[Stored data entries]
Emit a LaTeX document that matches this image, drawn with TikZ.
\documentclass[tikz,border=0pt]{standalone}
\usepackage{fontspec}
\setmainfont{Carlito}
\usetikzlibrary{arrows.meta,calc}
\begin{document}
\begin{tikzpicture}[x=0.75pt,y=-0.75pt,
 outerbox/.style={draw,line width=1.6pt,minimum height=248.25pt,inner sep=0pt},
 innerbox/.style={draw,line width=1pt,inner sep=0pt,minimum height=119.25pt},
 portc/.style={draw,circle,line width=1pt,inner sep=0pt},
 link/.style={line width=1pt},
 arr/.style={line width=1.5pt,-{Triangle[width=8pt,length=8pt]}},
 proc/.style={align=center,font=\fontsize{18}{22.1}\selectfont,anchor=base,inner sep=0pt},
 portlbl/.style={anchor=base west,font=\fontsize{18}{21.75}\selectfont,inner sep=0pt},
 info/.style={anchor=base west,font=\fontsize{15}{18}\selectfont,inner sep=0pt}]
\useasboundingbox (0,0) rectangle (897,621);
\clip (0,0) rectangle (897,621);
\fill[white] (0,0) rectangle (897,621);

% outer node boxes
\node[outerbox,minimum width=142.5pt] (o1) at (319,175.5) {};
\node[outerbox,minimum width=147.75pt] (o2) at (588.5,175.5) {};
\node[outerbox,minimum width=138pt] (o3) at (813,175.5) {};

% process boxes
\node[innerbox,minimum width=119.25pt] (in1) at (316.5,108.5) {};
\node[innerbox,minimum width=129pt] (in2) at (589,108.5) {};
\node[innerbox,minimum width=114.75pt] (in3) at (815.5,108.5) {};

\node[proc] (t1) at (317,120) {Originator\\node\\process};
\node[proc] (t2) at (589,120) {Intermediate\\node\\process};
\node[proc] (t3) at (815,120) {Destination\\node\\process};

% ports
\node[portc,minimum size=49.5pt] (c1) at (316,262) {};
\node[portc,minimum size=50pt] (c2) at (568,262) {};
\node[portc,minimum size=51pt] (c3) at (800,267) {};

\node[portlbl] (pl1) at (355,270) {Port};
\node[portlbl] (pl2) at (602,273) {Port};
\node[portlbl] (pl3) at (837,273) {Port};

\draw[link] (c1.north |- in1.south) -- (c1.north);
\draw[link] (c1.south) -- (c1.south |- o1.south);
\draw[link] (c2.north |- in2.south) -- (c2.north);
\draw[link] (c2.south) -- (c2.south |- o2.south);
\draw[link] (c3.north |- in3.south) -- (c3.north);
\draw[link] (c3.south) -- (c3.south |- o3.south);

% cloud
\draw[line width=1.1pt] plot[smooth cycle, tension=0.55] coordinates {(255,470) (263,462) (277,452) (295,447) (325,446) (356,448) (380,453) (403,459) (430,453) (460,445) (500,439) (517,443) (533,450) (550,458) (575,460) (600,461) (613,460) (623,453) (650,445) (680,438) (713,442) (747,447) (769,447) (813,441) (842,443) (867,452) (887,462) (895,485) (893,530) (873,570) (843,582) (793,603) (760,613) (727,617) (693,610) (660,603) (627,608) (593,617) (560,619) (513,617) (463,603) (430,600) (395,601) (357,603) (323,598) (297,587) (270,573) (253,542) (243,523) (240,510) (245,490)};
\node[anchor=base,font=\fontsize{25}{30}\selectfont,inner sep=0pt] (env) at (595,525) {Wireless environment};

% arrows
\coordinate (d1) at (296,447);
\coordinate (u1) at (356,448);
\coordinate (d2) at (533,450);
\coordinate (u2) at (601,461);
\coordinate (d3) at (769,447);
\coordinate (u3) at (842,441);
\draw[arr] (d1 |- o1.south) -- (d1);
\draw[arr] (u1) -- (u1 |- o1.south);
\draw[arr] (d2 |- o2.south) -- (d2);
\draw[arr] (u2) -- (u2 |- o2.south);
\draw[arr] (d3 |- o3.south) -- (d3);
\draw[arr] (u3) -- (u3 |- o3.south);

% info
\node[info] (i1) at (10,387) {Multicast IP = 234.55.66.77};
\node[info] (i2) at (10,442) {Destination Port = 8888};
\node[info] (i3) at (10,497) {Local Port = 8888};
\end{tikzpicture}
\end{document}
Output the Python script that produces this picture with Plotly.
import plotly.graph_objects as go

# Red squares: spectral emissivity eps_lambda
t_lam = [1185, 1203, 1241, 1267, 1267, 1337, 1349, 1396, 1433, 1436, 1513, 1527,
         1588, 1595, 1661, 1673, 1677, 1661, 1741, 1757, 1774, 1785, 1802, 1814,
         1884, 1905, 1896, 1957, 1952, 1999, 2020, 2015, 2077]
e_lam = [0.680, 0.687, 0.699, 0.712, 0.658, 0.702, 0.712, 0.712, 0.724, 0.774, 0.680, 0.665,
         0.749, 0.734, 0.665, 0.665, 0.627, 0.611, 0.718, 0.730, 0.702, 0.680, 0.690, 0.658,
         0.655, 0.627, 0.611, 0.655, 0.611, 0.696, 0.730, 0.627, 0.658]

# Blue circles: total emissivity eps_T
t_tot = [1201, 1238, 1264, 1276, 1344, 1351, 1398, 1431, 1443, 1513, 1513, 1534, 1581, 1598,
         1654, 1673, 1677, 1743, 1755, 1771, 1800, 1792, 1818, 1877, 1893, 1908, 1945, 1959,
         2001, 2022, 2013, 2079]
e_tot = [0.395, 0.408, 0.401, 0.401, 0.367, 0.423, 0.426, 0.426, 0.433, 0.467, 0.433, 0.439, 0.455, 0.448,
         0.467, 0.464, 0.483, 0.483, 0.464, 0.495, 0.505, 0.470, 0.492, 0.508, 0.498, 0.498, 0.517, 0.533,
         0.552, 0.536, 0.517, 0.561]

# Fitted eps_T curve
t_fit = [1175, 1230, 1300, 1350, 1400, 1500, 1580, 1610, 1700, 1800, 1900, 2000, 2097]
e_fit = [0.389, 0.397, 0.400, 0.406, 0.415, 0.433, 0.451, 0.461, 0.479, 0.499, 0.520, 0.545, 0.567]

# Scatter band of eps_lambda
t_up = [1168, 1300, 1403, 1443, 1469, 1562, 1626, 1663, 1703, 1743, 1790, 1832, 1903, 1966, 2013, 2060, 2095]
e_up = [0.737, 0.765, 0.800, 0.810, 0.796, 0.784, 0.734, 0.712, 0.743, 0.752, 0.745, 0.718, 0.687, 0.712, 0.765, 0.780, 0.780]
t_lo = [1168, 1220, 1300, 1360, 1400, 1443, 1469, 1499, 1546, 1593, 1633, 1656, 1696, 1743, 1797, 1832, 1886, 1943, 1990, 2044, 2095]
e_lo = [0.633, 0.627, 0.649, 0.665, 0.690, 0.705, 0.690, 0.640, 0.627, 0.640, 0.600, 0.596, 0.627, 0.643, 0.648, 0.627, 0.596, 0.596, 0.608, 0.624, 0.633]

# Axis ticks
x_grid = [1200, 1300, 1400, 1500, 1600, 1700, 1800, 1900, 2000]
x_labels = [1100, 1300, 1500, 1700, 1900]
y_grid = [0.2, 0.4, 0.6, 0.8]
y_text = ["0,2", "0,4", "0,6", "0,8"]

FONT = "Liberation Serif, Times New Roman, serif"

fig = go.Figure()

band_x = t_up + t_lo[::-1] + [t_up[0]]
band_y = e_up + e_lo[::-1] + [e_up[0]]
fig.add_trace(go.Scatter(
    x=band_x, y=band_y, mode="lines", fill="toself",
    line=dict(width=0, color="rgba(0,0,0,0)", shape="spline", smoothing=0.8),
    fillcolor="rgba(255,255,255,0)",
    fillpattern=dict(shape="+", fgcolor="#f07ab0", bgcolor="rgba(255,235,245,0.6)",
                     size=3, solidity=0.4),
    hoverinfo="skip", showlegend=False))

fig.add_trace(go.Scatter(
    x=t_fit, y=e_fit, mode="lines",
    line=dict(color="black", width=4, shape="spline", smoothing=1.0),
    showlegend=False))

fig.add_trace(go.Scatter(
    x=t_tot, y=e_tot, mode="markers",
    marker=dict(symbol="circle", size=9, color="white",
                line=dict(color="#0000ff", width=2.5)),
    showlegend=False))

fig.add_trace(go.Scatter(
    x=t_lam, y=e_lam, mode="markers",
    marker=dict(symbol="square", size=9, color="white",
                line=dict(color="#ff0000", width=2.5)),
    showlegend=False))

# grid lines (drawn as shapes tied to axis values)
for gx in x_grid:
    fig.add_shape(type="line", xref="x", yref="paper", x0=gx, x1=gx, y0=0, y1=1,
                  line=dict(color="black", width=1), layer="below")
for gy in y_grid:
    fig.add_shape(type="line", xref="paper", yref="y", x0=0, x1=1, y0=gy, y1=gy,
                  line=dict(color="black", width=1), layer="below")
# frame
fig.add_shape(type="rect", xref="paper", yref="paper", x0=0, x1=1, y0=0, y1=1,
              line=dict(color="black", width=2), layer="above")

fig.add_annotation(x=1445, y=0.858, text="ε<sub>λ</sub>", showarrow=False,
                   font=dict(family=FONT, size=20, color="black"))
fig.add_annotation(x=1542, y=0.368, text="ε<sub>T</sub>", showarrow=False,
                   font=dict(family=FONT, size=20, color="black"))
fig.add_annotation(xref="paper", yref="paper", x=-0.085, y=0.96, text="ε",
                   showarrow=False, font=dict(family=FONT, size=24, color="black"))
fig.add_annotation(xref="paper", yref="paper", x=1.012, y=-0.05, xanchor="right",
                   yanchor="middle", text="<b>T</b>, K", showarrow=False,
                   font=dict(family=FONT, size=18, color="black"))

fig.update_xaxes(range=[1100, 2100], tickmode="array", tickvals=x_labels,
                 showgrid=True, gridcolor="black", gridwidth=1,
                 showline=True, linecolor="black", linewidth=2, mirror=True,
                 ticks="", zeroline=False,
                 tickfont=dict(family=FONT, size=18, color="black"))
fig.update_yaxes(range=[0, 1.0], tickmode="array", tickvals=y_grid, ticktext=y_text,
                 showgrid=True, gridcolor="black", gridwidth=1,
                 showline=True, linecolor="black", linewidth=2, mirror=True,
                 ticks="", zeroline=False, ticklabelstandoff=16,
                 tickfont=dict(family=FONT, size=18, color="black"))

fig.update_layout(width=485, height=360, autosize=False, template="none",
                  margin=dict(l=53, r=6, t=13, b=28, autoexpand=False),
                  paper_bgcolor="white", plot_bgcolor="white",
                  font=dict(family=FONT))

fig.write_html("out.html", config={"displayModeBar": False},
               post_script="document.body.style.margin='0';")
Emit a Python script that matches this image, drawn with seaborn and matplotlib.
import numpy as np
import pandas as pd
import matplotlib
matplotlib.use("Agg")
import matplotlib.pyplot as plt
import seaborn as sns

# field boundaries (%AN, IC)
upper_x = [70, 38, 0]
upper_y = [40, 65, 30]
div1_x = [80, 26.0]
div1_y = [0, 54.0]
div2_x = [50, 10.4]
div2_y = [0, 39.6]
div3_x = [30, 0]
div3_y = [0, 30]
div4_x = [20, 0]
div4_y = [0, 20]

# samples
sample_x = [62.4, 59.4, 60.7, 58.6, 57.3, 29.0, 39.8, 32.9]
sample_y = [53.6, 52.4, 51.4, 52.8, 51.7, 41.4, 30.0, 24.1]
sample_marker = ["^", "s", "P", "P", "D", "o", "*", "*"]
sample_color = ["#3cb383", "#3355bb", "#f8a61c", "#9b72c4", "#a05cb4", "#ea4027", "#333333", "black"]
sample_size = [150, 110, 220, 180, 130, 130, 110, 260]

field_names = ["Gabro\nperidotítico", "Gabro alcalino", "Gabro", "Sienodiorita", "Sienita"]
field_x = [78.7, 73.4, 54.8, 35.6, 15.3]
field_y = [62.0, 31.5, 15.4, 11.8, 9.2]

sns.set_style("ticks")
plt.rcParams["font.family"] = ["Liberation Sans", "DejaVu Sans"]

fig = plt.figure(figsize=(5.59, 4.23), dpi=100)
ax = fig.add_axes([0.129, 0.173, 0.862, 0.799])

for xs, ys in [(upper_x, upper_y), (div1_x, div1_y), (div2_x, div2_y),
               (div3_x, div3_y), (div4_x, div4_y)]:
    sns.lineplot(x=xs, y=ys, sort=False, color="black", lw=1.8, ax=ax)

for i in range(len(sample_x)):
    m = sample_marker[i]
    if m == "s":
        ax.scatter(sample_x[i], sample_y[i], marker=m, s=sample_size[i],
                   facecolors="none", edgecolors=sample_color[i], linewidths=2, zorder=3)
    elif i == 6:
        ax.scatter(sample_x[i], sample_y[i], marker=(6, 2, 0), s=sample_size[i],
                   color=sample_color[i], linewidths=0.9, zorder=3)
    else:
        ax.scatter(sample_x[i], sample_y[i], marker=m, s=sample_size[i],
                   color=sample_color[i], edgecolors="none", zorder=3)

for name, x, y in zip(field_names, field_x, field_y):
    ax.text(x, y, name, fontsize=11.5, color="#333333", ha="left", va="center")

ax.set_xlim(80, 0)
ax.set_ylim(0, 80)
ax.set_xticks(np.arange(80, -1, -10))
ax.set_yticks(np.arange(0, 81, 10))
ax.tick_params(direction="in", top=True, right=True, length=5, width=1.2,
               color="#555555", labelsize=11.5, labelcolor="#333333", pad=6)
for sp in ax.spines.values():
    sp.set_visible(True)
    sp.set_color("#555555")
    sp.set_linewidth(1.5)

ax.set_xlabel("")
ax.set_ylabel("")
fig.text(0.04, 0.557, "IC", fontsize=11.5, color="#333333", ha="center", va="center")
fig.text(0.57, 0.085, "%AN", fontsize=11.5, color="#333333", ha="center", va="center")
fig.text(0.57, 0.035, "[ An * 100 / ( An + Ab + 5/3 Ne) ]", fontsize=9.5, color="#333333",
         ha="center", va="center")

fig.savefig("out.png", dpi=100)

» **DIRECTIONS**
Extract, word for word, every line beginning with the one that holds "Output the Python" and concluding with the one that holds "import plotly.graph_objects as go". Include both of those lines.

» **ANSWER TO THE EXERCISE**
Output the Python script that produces this picture with Plotly.
import plotly.graph_objects as go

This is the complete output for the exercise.